1. Purpose: The purpose of this report is to deliver an understanding of the ‘Layered Approach’ security model to mitigating and deterring a potential terrorist attack. This report will cover the following areas:
2. Aim: To explain how security in depth, i.e. ‘The layered Approach’ can help to effectively create a more secure venue or assist in post incident recovery should an attack occur.
3. Security in Depth is not a new concept, creating in depth defences has been a method used for hundred if not thousands of years by militaries the world over in the pursuit of establishing a system that limits the ability of an offensive force to succeed when attacking. It is the act of establishing defensive layers to encumber anyone who has ill intent towards someone else or their assets.
Security in Depth (SID) refers to the multiple layers of security used to safeguard an asset. These security measures function in concentric layers, much like an onion, utilising a combination of different technologies and security operations to protect against physical threats and forced entries. (Adamo Security, 2020)

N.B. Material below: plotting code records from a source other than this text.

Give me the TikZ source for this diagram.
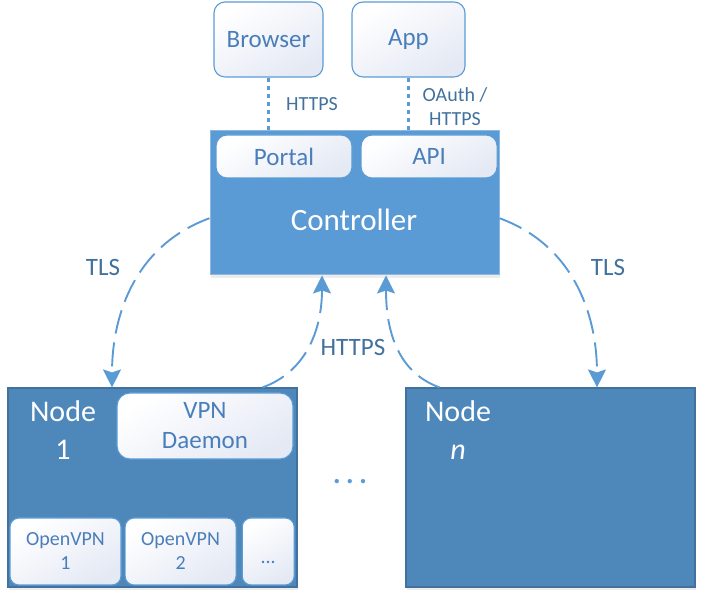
\documentclass[tikz,border=0pt]{standalone}
\usepackage{fontspec}
\setmainfont{Carlito}
\usepackage{xcolor}
\usepackage{tikz}
\usetikzlibrary{shapes,arrows,arrows.meta,positioning,shadows}

\definecolor{ctrlblue}{HTML}{5B9BD5}
\definecolor{nodeblue}{HTML}{4E88BB}
\definecolor{edgeblue}{HTML}{41719C}
\definecolor{textblue}{HTML}{4A7EBB}
\definecolor{paleblue}{HTML}{E4E9F4}

\begin{document}
\begin{tikzpicture}[x=1pt, y=1pt, >={Stealth[length=18pt,width=18pt,inset=3pt]}]
                    % Define styles
                    \tikzstyle{whitebox} = [rectangle, rounded corners=11pt, draw=ctrlblue, line width=1.1pt, top color=white, bottom color=paleblue, shading angle=30, text=textblue, inner sep=0pt, align=center]
                    \tikzstyle{client} = [whitebox, minimum width=109pt, minimum height=75pt, font=\fontsize{25}{30}\selectfont]
                    \tikzstyle{service} = [whitebox, minimum width=136pt, minimum height=43pt, font=\fontsize{25}{30}\selectfont]
                    \tikzstyle{tunnel} = [whitebox, rounded corners=9pt, minimum height=67pt, font=\fontsize{20}{24}\selectfont]
                    \tikzstyle{server} = [rectangle, draw=edgeblue, line width=1.1pt, fill=nodeblue, minimum width=289pt, minimum height=199pt, inner sep=0pt, drop shadow={opacity=0.15, shadow xshift=1pt, shadow yshift=-3pt}]
                    \tikzstyle{title} = [text=white, align=center, font=\fontsize{30}{38}\selectfont]
                    \tikzstyle{lbl} = [text=edgeblue, align=center]
                    \tikzstyle{link} = [draw=ctrlblue, line width=3pt, dash pattern=on 4pt off 4pt]
                    \tikzstyle{line} = [draw=ctrlblue, ->, line width=1.9pt, dash pattern=on 24pt off 9pt]

                    \useasboundingbox (0,0) rectangle (705,601);

                    % Nodes
                    \node [client] (browser) at (268.5,561.5) {Browser};
                    \node [client, minimum width=113pt] (app) at (408.5,561.5) {App};
                    \node [rectangle, draw=ctrlblue!70!white, line width=1pt, fill=ctrlblue, minimum width=289pt, minimum height=144pt, drop shadow={opacity=0.15, shadow xshift=1pt, shadow yshift=-3pt}] (controller) at (354.5,398) {};
                    \node [title, font=\fontsize{31}{38}\selectfont] (ctrltitle) at (354,381) {Controller};
                    \node [service] (portal) at (284,444.5) {Portal};
                    \node [service, right=8pt of portal] (api) {API};

                    \node [server] (node1) at (152.5,113.5) {};
                    \node [title] (node1title) at (63,171) {Node\\1};
                    \node [whitebox, minimum width=176pt, minimum height=66pt, rounded corners=13pt, font=\fontsize{25}{30}\selectfont] (daemon) at (205,175) {VPN\\Daemon};
                    \node [tunnel, minimum width=111pt] (ovpn1) at (65.5,49.5) {OpenVPN\\1};
                    \node [tunnel, minimum width=111pt, right=3pt of ovpn1] (ovpn2) {OpenVPN\\2};
                    \node [tunnel, minimum width=52pt, right=5pt of ovpn2] (ovpnmore) {\\...};

                    \node [server] (noden) at (550.5,113.5) {};
                    \node [title] (nodentitle) at (458,170.5) {Node\\\textit{n}};
                    \node [text=ctrlblue, font=\fontsize{36}{40}\selectfont] (dots) at (350,119) {.\hspace{4pt}.\hspace{4pt}.};

                    % Labels
                    \node [lbl, font=\fontsize{20}{24}\selectfont] (httpsweb) at (312,497) {HTTPS};
                    \node [lbl, font=\fontsize{20}{24}\selectfont] (httpsapi) at (455,494) {OAuth /\\HTTPS};
                    \node [lbl, font=\fontsize{25}{30}\selectfont] (tlsleft) at (103,334) {TLS};
                    \node [lbl, font=\fontsize{25}{30}\selectfont] (tlsright) at (608,334) {TLS};
                    \node [lbl, font=\fontsize{25}{30}\selectfont] (httpsnodes) at (353,254) {HTTPS};

                    % Arrows
                    \draw [link] (browser.south) -- (browser.south |- controller.north);
                    \draw [link] (app.south) -- (app.south |- controller.north);
                    \draw [line] (controller.186) to[out=200, in=90] ([xshift=-40.5pt]node1.north);
                    \draw [line] (controller.354) to[out=-20, in=90] ([xshift=46.5pt]noden.north);
                    \draw [line] ([xshift=110pt]node1.north) to[out=20, in=-90] ([xshift=-32.5pt]controller.south);
                    \draw [line] ([xshift=-111pt]noden.north) to[out=160, in=-90] ([xshift=31.5pt]controller.south);
                \end{tikzpicture}
\end{document}
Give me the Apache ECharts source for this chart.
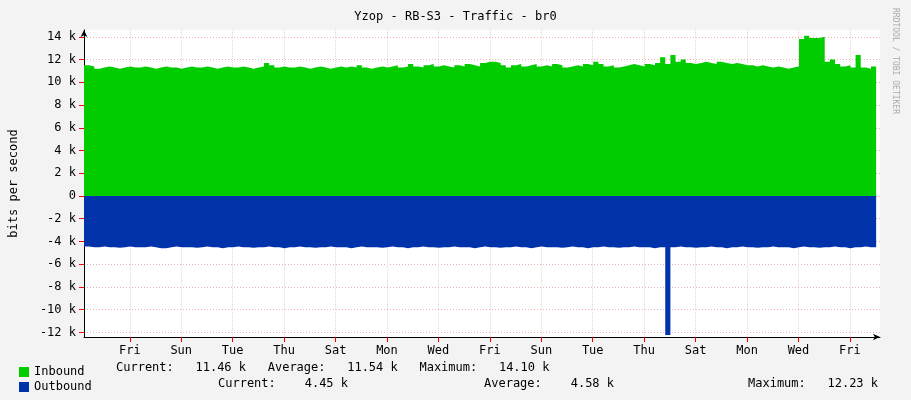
<!DOCTYPE html>
<html><head><meta charset="utf-8">
<script src="https://cdn.jsdelivr.net/npm/echarts@6/dist/echarts.min.js"></script>
<style>html,body{margin:0;background:#f3f3f3}#c{width:911px;height:400px}</style>
</head><body><div id="c"></div>
<script>
// sample step (days) and values in k bits/s
var stepDays = 0.2;
var inbound = [
 11.5,11.4,11.2,11.3,11.4,11.3,11.2,11.3,11.4,11.3,
 11.3,11.4,11.3,11.2,11.3,11.4,11.3,11.3,11.2,11.3,
 11.4,11.3,11.3,11.4,11.3,11.2,11.3,11.4,11.3,11.3,
 11.4,11.3,11.2,11.3,11.4,11.7,11.5,11.3,11.4,11.3,
 11.3,11.4,11.3,11.2,11.3,11.4,11.3,11.2,11.3,11.4,
 11.3,11.4,11.3,11.5,11.3,11.2,11.3,11.4,11.3,11.4,
 11.5,11.3,11.4,11.6,11.4,11.3,11.5,11.6,11.4,11.5,
 11.4,11.3,11.5,11.4,11.6,11.5,11.4,11.7,11.8,11.8,
 11.7,11.5,11.3,11.5,11.6,11.4,11.5,11.6,11.4,11.5,
 11.4,11.6,11.5,11.3,11.4,11.5,11.4,11.6,11.5,11.8,
 11.6,11.4,11.5,11.3,11.4,11.5,11.6,11.5,11.4,11.6,
 11.5,11.7,12.2,11.6,12.4,11.8,12.0,11.7,11.6,11.7,
 11.8,11.7,11.6,11.8,11.7,11.6,11.7,11.6,11.5,11.5,
 11.4,11.5,11.4,11.3,11.4,11.3,11.2,11.3,11.4,13.8,
 14.1,13.9,13.9,14.0,11.8,12.0,11.6,11.4,11.5,11.3,
 12.4,11.3,11.2,11.4,11.5
];
var outbound = [
 4.45,4.5,4.5,4.45,4.5,4.5,4.55,4.5,4.45,4.5,
 4.5,4.5,4.45,4.5,4.6,4.6,4.5,4.45,4.5,4.5,
 4.5,4.55,4.5,4.45,4.5,4.5,4.6,4.5,4.5,4.45,
 4.5,4.5,4.55,4.5,4.5,4.45,4.5,4.5,4.6,4.5,
 4.5,4.45,4.5,4.5,4.55,4.5,4.5,4.45,4.5,4.5,
 4.5,4.6,4.5,4.45,4.5,4.5,4.5,4.55,4.5,4.45,
 4.5,4.5,4.6,4.5,4.5,4.45,4.5,4.5,4.55,4.5,
 4.5,4.45,4.5,4.5,4.5,4.6,4.5,4.45,4.5,4.5,
 4.55,4.5,4.5,4.45,4.5,4.5,4.6,4.5,4.45,4.5,
 4.5,4.5,4.55,4.5,4.45,4.5,4.5,4.6,4.5,4.5,
 4.45,4.5,4.5,4.55,4.5,4.5,4.45,4.5,4.5,4.5,
 4.6,4.5,4.5,12.23,4.5,4.45,4.5,4.5,4.55,4.5,
 4.5,4.45,4.5,4.5,4.6,4.5,4.5,4.45,4.5,4.5,
 4.55,4.5,4.5,4.45,4.5,4.5,4.5,4.6,4.5,4.45,
 4.5,4.5,4.55,4.5,4.5,4.45,4.5,4.5,4.6,4.5,
 4.5,4.45,4.5,4.5,4.45
];
var dayLabels = ['Fri','Sun','Tue','Thu','Sat','Mon','Wed','Fri','Sun','Tue','Thu','Sat','Mon','Wed','Fri'];
var dayLabelPos = [1.78,3.78,5.78,7.78,9.78,11.78,13.78,15.78,17.78,19.78,21.78,23.78,25.78,27.78,29.78];
var yTicks = [-12,-10,-8,-6,-4,-2,0,2,4,6,8,10,12,14];

var inData = inbound.map(function(v,i){return [i*stepDays, v*1000];});
var outData = outbound.map(function(v,i){return [i*stepDays, -v*1000];});
var mono = 'DejaVu Sans Mono';

var chart = echarts.init(document.getElementById('c'));
chart.setOption({
  backgroundColor:'#f3f3f3',
  animation:false,
  title:{text:'Yzop - RB-S3 - Traffic - br0',left:'center',top:6,
    textStyle:{fontFamily:mono,fontSize:12,fontWeight:'normal',color:'#000'}},
  grid:{left:78,right:31,top:30,bottom:63,show:true,backgroundColor:'#fff',borderWidth:0},
  xAxis:{type:'value',min:0,max:30.95,
    axisLine:{onZero:false,lineStyle:{color:'#000'},symbol:['none','arrow'],symbolSize:[5,7]},
    axisTick:{show:true,customValues:dayLabelPos,lineStyle:{color:'#f00'}},
    axisLabel:{customValues:dayLabelPos,fontFamily:mono,fontSize:12,color:'#000',
      formatter:function(v){var i=dayLabelPos.indexOf(v);return i>=0?dayLabels[i]:'';}},
    splitLine:{show:true,lineStyle:{color:'#f0d0d0',type:'dotted'}}},
  yAxis:{type:'value',min:-12400,max:14600,
    name:'bits per second',nameLocation:'middle',nameGap:64,nameRotate:90,
    nameTextStyle:{fontFamily:mono,fontSize:12,color:'#000'},
    axisLine:{show:true,onZero:false,lineStyle:{color:'#000'},symbol:['none','arrow'],symbolSize:[5,7]},
    axisTick:{show:true,customValues:yTicks.map(function(t){return t*1000;}),lineStyle:{color:'#f00'}},
    axisLabel:{customValues:yTicks.map(function(t){return t*1000;}),fontFamily:mono,fontSize:12,color:'#000',
      formatter:function(v){return v===0?'0':(v/1000)+' k';}},
    splitLine:{show:true,lineStyle:{color:'#f0b0b0',type:[1,2]}}},
  legend:{orient:'vertical',left:14,top:361,itemGap:3,itemWidth:10,itemHeight:10,icon:'rect',
    textStyle:{fontFamily:mono,fontSize:12,color:'#000'},data:['Inbound','Outbound']},
  graphic:[
    {type:'text',left:116,top:362,style:{text:'Current:   11.46 k   Average:   11.54 k   Maximum:   14.10 k',font:'12px '+mono,fill:'#000'}},
    {type:'text',left:218,top:378,style:{text:'Current:    4.45 k',font:'12px '+mono,fill:'#000'}},
    {type:'text',left:484,top:378,style:{text:'Average:    4.58 k',font:'12px '+mono,fill:'#000'}},
    {type:'text',left:748,top:378,style:{text:'Maximum:   12.23 k',font:'12px '+mono,fill:'#000'}},
    {type:'text',x:899,y:8,rotation:-Math.PI/2,style:{text:'RRDTOOL / TOBI OETIKER',font:'8px '+mono,fill:'#aaa'}}
  ],
  series:[
    {name:'Inbound',type:'line',step:'end',symbol:'none',data:inData,
      itemStyle:{color:'#00cc00'},lineStyle:{width:0},areaStyle:{color:'#00cc00',opacity:1}},
    {name:'Outbound',type:'line',step:'end',symbol:'none',data:outData,
      itemStyle:{color:'#0033aa'},lineStyle:{width:0},areaStyle:{color:'#0033aa',opacity:1}}
  ]
});
</script></body></html>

A prime example of this are strategically placed castles. Often times, these could be found on a hill, with an outer wall that could be defended by strong points, followed by an inner wall which is further developed with defendable positions. Between the outer and inner wall, there could be a moat or obstacle with controlled access and egress points. Within the inner wall, there could be the main structure (a Castle), which could have funnel points that requires a would be attacker to move into certain bottle-necks throughout the structure that could be further defended. By constructing a position in such a way, a defender has created a sequence of defensive layers that makes it more difficult for an attacker to be successful in their endeavour to accomplish their end state, taking the castle. In some instances, this in-depth security could even deter any attacker from attempting to attack in the first place, thus mitigating that risk.
This is the principal that modern day Security Risk Management (SRM) practitioners need to incorporate into SRM plans and protocols. By enabling a layered method to their security protocols, this not only can make it more difficult for a potential terrorist attack to be successful, but may deter the attacker from even attempting. However, the ‘Layered Approach’ must be part of a wider culture within the organisational culture. When this element harmoniously works in tandem with a functioning SRM process and Rational Choice Theory/Target Selection Process (RCT/TSP), there is more potential for a culture of security to foster within the overall organisation’s culture. This is accomplished through having total control of the greater territory owned by an organisation, understanding that everybody is responsible for SRM, and an understanding that everybody accepts responsibility for their own little piece of the owned territory and with an attitude of ‘not today and not on my shift’.
5. Left and Right of Bang is a term within the security community to identify pre and post incident measures and factors. Left of Bang (LoB) are the security measures employed in order to mitigate risk and possibly prevent/deter an attack from occurring. A layered system should be established and maintained prior to any sort of terrorist attack ever taking place. This will be accomplished through the use of multiple tools available to include, manned guarding, access/egress control points, stand-off distance, CCTV, secondary access/egress points, escape routes, signs, fencing, and air-lock systems. This is not an exhaustive list, but is meant to provide an idea of some of the many tools that can be used to create a layered system which establishes and identifies the boundary and territory owned by an organisation. The boundary is the first point of contact with anyone attempting to gain access to a defined area, the territory is the defined area owned by the security apparatus. The more layers and further distance that is created between a boundary (first point of contact) and the centre of what is being protected, the safer it is at that centre.
Because the security levels increase in line with the zones, you will be creating longer delays with each new layer you add. The cumulative delay gives you more time to respond to any attempts at unauthorised entry to the inner zones. (www.protectivesecurity.govt.nz , 2019)
Right of Bang (RoB) refers to the time following an attack or attempted attack. Even with the previously discussed security in depth apparatus in place, there is still potential for an attack to occur within that territory. This is due to the potential for holes withinr that apparatus (reference figure 1). However, having more layers in place and establishing that distance to the centre of the system enables a greater chance for damage from an attack to be minimised. By having several layers established, with distance between these layers, it be more difficult for an attacker to reach their intended target. For example, if a bomb is to be used in an attack, layered mitigation measures may divert or deny the appropriate access to an attacker. If the attacker is able to make it through one or two layers before they are identified, if the bomb were to explode, the damage created and likelihood of it having the maximum intended affect could be greatly reduced due to it being compartmentalised within that layer, thus potentially saving life and property.
Conclusion: Understanding security in depth and the layered approach is important in being able to have a functioning terrorism management program in place for an organisation's security apparatus. When a functioning layered approach to security is developed, maintained, reviewed, and bought into, the culture of security throughout an organisation’s overall culture improves. It enables all stakeholders at all levels, both internal and external to understand that their safety is a priority and that there is a process in place which allows them to operate within safe boundaries.